Question

Current ${{I}_{1}}$ in the following circuit is

A.0.4 A
B.-0.4A
C.0.8A
D.-0.8A

Answer 1

Hint: We will apply Kirchhoff’s voltage law (KVL) in loop 1 and loop 2. By this we will get two equations having ${{I}_{1}},{{I}_{2}}\text{ }and\text{ }{{I}_{3}}$ .Then applying Kirchhoff’s Current law in one of the junction will give us one equation.
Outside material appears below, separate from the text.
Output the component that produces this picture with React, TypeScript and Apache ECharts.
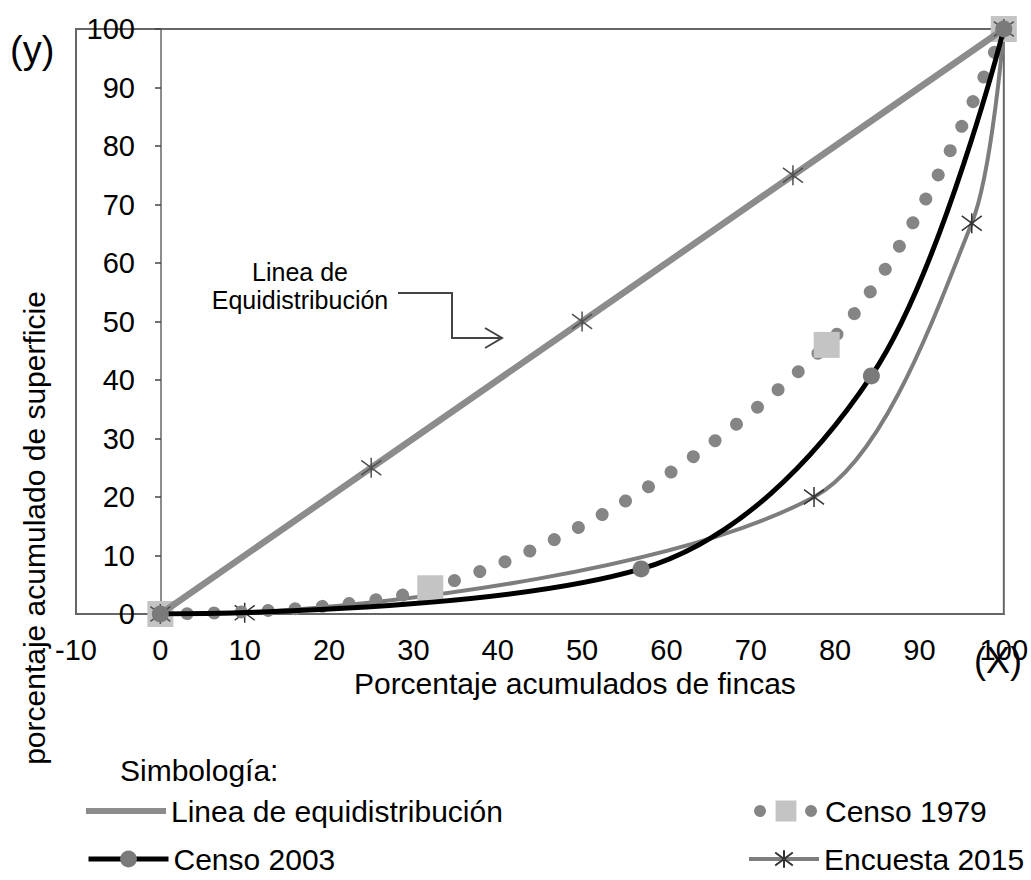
import React, { useEffect, useRef } from "react";
import * as echarts from "echarts";

// ---- data ----
const xTickRange = { min: -10, max: 100, step: 10 };
const yTickRange = { min: 0, max: 100, step: 10 };

const equidistX = [0, 25, 50, 75, 100];
const equidistY = [0, 25, 50, 75, 100];

const censo1979X = [0, 32, 79, 100];
const censo1979Y = [0, 4.4, 46, 100];

const censo2003X = [0, 57, 84.3, 100];
const censo2003Y = [0, 7.7, 40.7, 100];

const encuesta2015X = [0, 10, 77.5, 96.2, 100];
const encuesta2015Y = [0, 0.2, 20, 66.8, 100];

const seriesNames = [
  "Linea de equidistribución",
  "Censo 1979",
  "Censo 2003",
  "Encuesta 2015",
];

const FONT = "'Liberation Sans', Arial, sans-serif";
const STAR = "path://M-1,-1L1,1M-1,1L1,-1M0,-1.35L0,1.35";

const zip = (xs: number[], ys: number[]) => xs.map((x, i) => [x, ys[i]]);

export default function App() {
  const ref = useRef<HTMLDivElement>(null);
  useEffect(() => {
    const chart = echarts.init(ref.current!, null, { renderer: "svg" });
    const legendText = { fontSize: 30, fontFamily: FONT, color: "#000" };
    const option: any = {
      animation: false,
      backgroundColor: "#fff",
      grid: {
        left: 76,
        right: 25,
        top: 29,
        bottom: 266,
        show: true,
        borderColor: "#666",
        borderWidth: 2,
        containLabel: false,
      },
      xAxis: {
        type: "value",
        min: xTickRange.min,
        max: xTickRange.max,
        interval: xTickRange.step,
        splitLine: { show: false },
        axisLine: { show: true, onZero: false, lineStyle: { color: "#666", width: 2 } },
        axisTick: { show: false },
        axisLabel: { fontSize: 29, fontFamily: FONT, color: "#000", margin: 21 },
        name: "Porcentaje acumulados de fincas",
        nameLocation: "middle",
        nameGap: 54,
        nameTextStyle: { fontSize: 30, fontFamily: FONT, color: "#000", padding: [0, 0, 0, 70] },
      },
      yAxis: {
        type: "value",
        min: yTickRange.min,
        max: yTickRange.max,
        interval: yTickRange.step,
        position: "left",
        offset: -85,
        splitLine: { show: false },
        axisLine: { show: true, onZero: false, lineStyle: { color: "#666", width: 1.5 } },
        axisTick: { show: true, length: 6, lineStyle: { color: "#444", width: 1.5 } },
        axisLabel: { fontSize: 29, fontFamily: FONT, color: "#000", margin: 26 },
      },
      legend: [
        {
          data: [seriesNames[0]], left: 86, top: 796, itemWidth: 80, itemHeight: 6,
          icon: "rect", padding: 0, itemGap: 0, textStyle: legendText, selectedMode: false,
          itemStyle: { color: "#8c8c8c", borderWidth: 0 },
        },
        {
          data: [seriesNames[1]], left: 754, top: 796, itemWidth: 52, itemHeight: 26,
          padding: 0, itemGap: 0, textStyle: { ...legendText, padding: [0, 0, 0, 8] }, selectedMode: false,
          itemStyle: { borderWidth: 0 },
          lineStyle: { width: 12, color: "#858585", type: [0.01, 25.5], cap: "round" },
        },
        {
          data: [seriesNames[2]], left: 86, top: 844, itemWidth: 80, itemHeight: 21,
          padding: 0, itemGap: 0, textStyle: legendText, selectedMode: false,
          lineStyle: { width: 5, color: "#000", type: "solid" },
        },
        {
          data: [seriesNames[3]], left: 747, top: 844, itemWidth: 70, itemHeight: 22,
          padding: 0, itemGap: 0, textStyle: legendText, selectedMode: false,
          lineStyle: { width: 4, color: "#7d7d7d", type: "solid" },
        },
      ],
      series: [
        {
          name: seriesNames[3],
          type: "line",
          smooth: 0.28,
          data: zip(encuesta2015X, encuesta2015Y),
          symbol: STAR,
          symbolSize: 20,
          itemStyle: { color: "#7d7d7d", borderColor: "#333", borderWidth: 1.5 },
          lineStyle: { color: "#7d7d7d", width: 4 },
          z: 2,
        },
        {
          name: seriesNames[1],
          type: "line",
          smooth: 0.35,
          data: zip(censo1979X, censo1979Y),
          symbol: "rect",
          symbolSize: 26,
          itemStyle: { color: "#c4c4c4" },
          lineStyle: { color: "#858585", width: 13, type: [0.01, 27], cap: "round" },
          z: 3,
        },
        {
          name: seriesNames[0],
          type: "line",
          data: zip(equidistX, equidistY),
          symbol: STAR,
          symbolSize: 20,
          itemStyle: { color: "#8c8c8c", borderColor: "#505050", borderWidth: 1.5 },
          lineStyle: { color: "#8c8c8c", width: 6.5 },
          z: 4,
        },
        {
          name: seriesNames[2],
          type: "line",
          smooth: 0.35,
          data: zip(censo2003X, censo2003Y),
          symbol: "circle",
          symbolSize: 17,
          itemStyle: { color: "#7a7a7a" },
          lineStyle: { color: "#000", width: 5 },
          z: 5,
        },
      ],
      graphic: [
        {
          type: "text", x: 10, y: 50,
          style: { text: "(y)", fontSize: 38, fontFamily: FONT, fill: "#000", align: "left", verticalAlign: "middle" },
        },
        {
          type: "text", x: 998, y: 660,
          style: { text: "(X)", fontSize: 36, fontFamily: FONT, fill: "#000", align: "center", verticalAlign: "middle" },
        },
        {
          type: "text", x: 34, y: 528, rotation: Math.PI / 2,
          style: { text: "porcentaje acumulado de superficie", fontSize: 30, fontFamily: FONT, fill: "#000", align: "center", verticalAlign: "middle" },
        },
        {
          type: "text", x: 300, y: 286,
          style: { text: "Linea de\nEquidistribución", fontSize: 25, lineHeight: 28, fontFamily: FONT, fill: "#000", align: "center", verticalAlign: "middle" },
        },
        {
          type: "polyline",
          shape: { points: [[398, 293], [452, 293], [452, 338], [501, 338]] },
          style: { stroke: "#444", lineWidth: 2, fill: null },
        },
        {
          type: "polyline",
          shape: { points: [[485, 328], [502, 338], [485, 348]] },
          style: { stroke: "#444", lineWidth: 2, fill: null },
        },
        {
          type: "text", x: 120, y: 770,
          style: { text: "Simbología:", fontSize: 30, fontFamily: FONT, fill: "#000", align: "left", verticalAlign: "middle" },
        },
      ],
    };
    chart.setOption(option);
    return () => chart.dispose();
  }, []);
  return (
    <div
      ref={ref}
      style={{ position: "absolute", left: 0, top: 0, width: 1031, height: 880, background: "#fff" }}
    />
  );
}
Solving all these three equations we will get the value of ${{I}_{1}}$.
Formula: $\sum{V=0}$ and $\sum{I=0}$ in a closed loop.

Complete answer:
For solving such type of questions, we will follow the below steps:
Step 1: Apply KVL in loop 1

$\begin{align}
  & -30{{I}_{1}}+40-40{{I}_{3}}=0 \\
 & \Rightarrow 30{{I}_{1}}+40{{I}_{3}}=40\text{ -----(1)} \\
\end{align}$
Step 2: Apply KVL in loop2
$\begin{align}
  & 40-40{{I}_{3}}-40{{I}_{2}}+80=0 \\
 & 40{{I}_{2}}+40{{I}_{3}}=120 \\
 & \Rightarrow {{I}_{2}}+{{I}_{3}}=3\text{ -----(2)} \\
\end{align}$
Step 3: Apply Kirchhoff’s current law at junction A

${{I}_{1}}+{{I}_{2}}={{I}_{3}}\text{ -----(3)}$
Now, we will solve equation (1), (2) and (3) we get
$\begin{align}
  & {{I}_{1}}=-0.4A \\
 & {{I}_{2}}=1.7A \\
 & {{I}_{3}}=1.3A \\
\end{align}$
Hence, we got,${{I}_{1}}=-0.4A$

Therefore, Option(B) is correct.

Additional information:
Kirchhoff’s voltage law states that for a closed loop series path the algebraic sum of all the voltages around any closed loop in a circuit is equal to zero.
$\sum{V=0}$
The term “algebraic sum” refers to taking the polarities of the sources and voltage drops around the loop.
Voltage drop in a resistor is given by V=IR
This idea by Kirchhoff is commonly known as the Conservation of Energy
Kirchhoff’s current law states that for a parallel path the total current entering a circuit junction is exactly equal to the total current leaving the same junction. $\sum{I=0}$

Note:
Proper sign convention should be followed while writing KCL and KVL equations. If the direction of current is not given in the question then we can assume it and further solve the question. Voltage drop in a resistor is considered to be negative as shown in the figure.